Task brief: The line containing "11, 3, 1, 2];" marks the end: extract everything from the first line of the data through that line, exactly, with no pictures.

Provided data:
-=-=-=-=-
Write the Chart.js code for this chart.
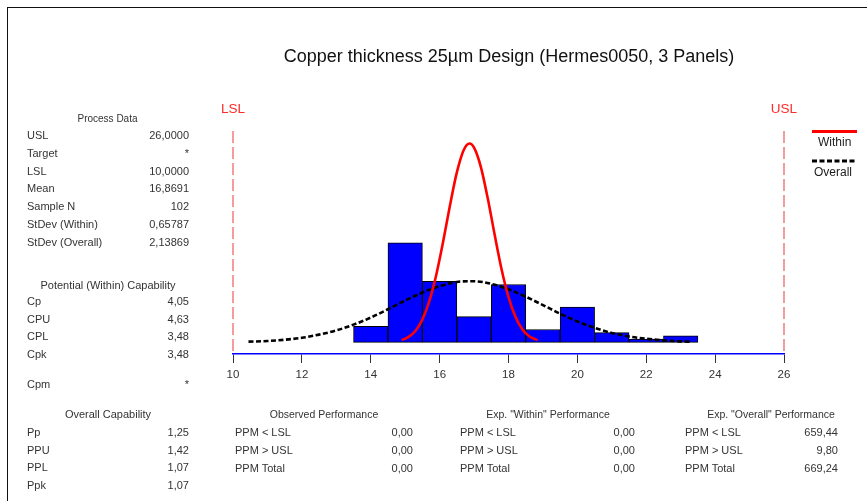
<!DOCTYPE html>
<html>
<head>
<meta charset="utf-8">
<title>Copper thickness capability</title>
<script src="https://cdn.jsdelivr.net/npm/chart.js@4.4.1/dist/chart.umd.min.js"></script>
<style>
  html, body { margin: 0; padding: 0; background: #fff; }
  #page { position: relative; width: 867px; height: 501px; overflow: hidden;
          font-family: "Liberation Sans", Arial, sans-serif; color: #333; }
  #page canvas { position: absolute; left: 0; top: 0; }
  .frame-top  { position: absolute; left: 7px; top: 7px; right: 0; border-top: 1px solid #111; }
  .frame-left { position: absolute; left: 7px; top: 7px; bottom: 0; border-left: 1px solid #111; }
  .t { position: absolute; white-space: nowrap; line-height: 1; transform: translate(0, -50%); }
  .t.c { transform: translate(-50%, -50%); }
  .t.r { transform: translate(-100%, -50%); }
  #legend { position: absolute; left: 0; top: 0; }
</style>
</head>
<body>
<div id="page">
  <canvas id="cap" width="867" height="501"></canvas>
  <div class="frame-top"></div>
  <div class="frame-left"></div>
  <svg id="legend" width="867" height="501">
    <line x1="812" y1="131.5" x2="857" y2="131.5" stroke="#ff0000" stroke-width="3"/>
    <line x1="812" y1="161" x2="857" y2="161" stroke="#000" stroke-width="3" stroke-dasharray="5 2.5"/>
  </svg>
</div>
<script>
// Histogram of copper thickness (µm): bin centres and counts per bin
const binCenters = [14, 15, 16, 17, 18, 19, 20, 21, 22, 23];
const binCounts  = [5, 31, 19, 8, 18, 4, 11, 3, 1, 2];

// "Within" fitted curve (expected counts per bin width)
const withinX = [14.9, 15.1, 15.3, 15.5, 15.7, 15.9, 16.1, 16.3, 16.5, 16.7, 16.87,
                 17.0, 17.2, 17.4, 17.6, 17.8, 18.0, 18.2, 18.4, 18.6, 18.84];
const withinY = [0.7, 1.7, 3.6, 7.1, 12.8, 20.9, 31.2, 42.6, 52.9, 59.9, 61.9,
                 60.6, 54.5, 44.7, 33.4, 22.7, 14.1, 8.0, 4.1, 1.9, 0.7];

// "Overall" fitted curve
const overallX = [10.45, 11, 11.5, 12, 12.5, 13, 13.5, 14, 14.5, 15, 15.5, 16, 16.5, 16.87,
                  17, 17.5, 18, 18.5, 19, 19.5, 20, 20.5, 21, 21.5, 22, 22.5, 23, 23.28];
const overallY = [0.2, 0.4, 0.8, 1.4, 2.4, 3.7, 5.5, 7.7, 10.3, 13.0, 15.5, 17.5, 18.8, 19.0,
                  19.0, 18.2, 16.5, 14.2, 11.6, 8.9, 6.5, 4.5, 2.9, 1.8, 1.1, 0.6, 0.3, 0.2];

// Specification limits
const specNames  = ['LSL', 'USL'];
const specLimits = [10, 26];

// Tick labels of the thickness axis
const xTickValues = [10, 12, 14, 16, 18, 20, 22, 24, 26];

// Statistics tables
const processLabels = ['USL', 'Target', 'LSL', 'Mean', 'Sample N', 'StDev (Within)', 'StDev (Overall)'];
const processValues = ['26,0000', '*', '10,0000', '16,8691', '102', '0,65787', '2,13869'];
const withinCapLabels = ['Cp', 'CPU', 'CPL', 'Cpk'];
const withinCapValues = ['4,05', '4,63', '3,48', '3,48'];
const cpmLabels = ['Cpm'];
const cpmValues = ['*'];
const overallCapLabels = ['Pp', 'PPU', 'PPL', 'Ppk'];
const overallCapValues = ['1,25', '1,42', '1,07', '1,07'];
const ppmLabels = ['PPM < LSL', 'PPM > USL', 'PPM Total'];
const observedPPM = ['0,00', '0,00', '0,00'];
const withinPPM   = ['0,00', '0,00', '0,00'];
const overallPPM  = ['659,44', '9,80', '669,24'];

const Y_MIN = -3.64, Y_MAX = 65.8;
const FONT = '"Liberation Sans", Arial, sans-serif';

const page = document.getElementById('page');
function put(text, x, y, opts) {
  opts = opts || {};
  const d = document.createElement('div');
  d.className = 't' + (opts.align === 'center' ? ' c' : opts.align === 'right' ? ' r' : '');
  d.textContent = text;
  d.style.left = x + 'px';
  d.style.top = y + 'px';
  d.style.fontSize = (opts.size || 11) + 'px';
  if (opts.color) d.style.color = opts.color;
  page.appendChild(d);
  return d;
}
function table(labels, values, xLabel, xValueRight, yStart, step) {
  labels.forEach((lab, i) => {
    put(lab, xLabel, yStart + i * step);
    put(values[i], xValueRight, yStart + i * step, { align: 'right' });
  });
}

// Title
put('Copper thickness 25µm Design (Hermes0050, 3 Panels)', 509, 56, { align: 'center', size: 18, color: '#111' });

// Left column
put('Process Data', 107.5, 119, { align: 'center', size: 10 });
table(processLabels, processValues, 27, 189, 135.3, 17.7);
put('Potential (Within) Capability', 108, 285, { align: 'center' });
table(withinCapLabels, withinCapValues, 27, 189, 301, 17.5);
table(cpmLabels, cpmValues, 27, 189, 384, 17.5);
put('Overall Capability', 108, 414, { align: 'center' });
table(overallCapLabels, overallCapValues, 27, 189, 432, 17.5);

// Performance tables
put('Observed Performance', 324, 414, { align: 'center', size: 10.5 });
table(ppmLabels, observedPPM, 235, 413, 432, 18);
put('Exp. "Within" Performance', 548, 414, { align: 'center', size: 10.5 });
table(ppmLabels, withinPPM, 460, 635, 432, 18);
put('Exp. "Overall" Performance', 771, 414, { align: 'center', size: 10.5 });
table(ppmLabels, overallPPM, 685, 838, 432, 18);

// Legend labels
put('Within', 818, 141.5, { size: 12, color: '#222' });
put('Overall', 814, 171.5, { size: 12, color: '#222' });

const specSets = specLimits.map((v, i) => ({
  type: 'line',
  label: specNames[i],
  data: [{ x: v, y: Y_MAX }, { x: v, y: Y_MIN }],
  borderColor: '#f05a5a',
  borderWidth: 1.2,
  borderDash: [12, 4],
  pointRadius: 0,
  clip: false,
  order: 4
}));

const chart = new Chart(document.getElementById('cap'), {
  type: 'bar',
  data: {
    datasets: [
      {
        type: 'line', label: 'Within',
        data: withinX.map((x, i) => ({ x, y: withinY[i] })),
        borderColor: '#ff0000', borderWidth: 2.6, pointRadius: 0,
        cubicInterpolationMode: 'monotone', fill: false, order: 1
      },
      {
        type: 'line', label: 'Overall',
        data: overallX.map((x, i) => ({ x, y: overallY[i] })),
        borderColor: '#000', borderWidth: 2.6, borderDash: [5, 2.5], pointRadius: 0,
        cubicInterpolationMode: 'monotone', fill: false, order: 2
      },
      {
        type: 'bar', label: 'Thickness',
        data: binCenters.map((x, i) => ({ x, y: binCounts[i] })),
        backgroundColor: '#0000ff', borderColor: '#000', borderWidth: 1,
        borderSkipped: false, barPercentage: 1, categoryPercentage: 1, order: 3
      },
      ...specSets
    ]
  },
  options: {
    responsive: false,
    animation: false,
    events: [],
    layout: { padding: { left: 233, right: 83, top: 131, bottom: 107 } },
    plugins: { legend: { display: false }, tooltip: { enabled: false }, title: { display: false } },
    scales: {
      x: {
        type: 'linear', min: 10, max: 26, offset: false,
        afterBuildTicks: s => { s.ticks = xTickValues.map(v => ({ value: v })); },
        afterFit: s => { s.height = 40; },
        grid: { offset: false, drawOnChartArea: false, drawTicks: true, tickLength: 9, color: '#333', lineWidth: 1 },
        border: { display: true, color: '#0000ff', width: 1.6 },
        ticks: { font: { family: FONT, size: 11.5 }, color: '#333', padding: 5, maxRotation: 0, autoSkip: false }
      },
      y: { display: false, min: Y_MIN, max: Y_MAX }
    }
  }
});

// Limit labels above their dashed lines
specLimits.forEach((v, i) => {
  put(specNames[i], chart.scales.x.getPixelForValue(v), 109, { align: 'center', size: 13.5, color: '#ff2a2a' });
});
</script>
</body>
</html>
-=-=-=-=-
Task output:
Write the Chart.js code for this chart.
<!DOCTYPE html>
<html>
<head>
<meta charset="utf-8">
<title>Copper thickness capability</title>
<script src="https://cdn.jsdelivr.net/npm/chart.js@4.4.1/dist/chart.umd.min.js"></script>
<style>
  html, body { margin: 0; padding: 0; background: #fff; }
  #page { position: relative; width: 867px; height: 501px; overflow: hidden;
          font-family: "Liberation Sans", Arial, sans-serif; color: #333; }
  #page canvas { position: absolute; left: 0; top: 0; }
  .frame-top  { position: absolute; left: 7px; top: 7px; right: 0; border-top: 1px solid #111; }
  .frame-left { position: absolute; left: 7px; top: 7px; bottom: 0; border-left: 1px solid #111; }
  .t { position: absolute; white-space: nowrap; line-height: 1; transform: translate(0, -50%); }
  .t.c { transform: translate(-50%, -50%); }
  .t.r { transform: translate(-100%, -50%); }
  #legend { position: absolute; left: 0; top: 0; }
</style>
</head>
<body>
<div id="page">
  <canvas id="cap" width="867" height="501"></canvas>
  <div class="frame-top"></div>
  <div class="frame-left"></div>
  <svg id="legend" width="867" height="501">
    <line x1="812" y1="131.5" x2="857" y2="131.5" stroke="#ff0000" stroke-width="3"/>
    <line x1="812" y1="161" x2="857" y2="161" stroke="#000" stroke-width="3" stroke-dasharray="5 2.5"/>
  </svg>
</div>
<script>
// Histogram of copper thickness (µm): bin centres and counts per bin
const binCenters = [14, 15, 16, 17, 18, 19, 20, 21, 22, 23];
const binCounts  = [5, 31, 19, 8, 18, 4, 11, 3, 1, 2];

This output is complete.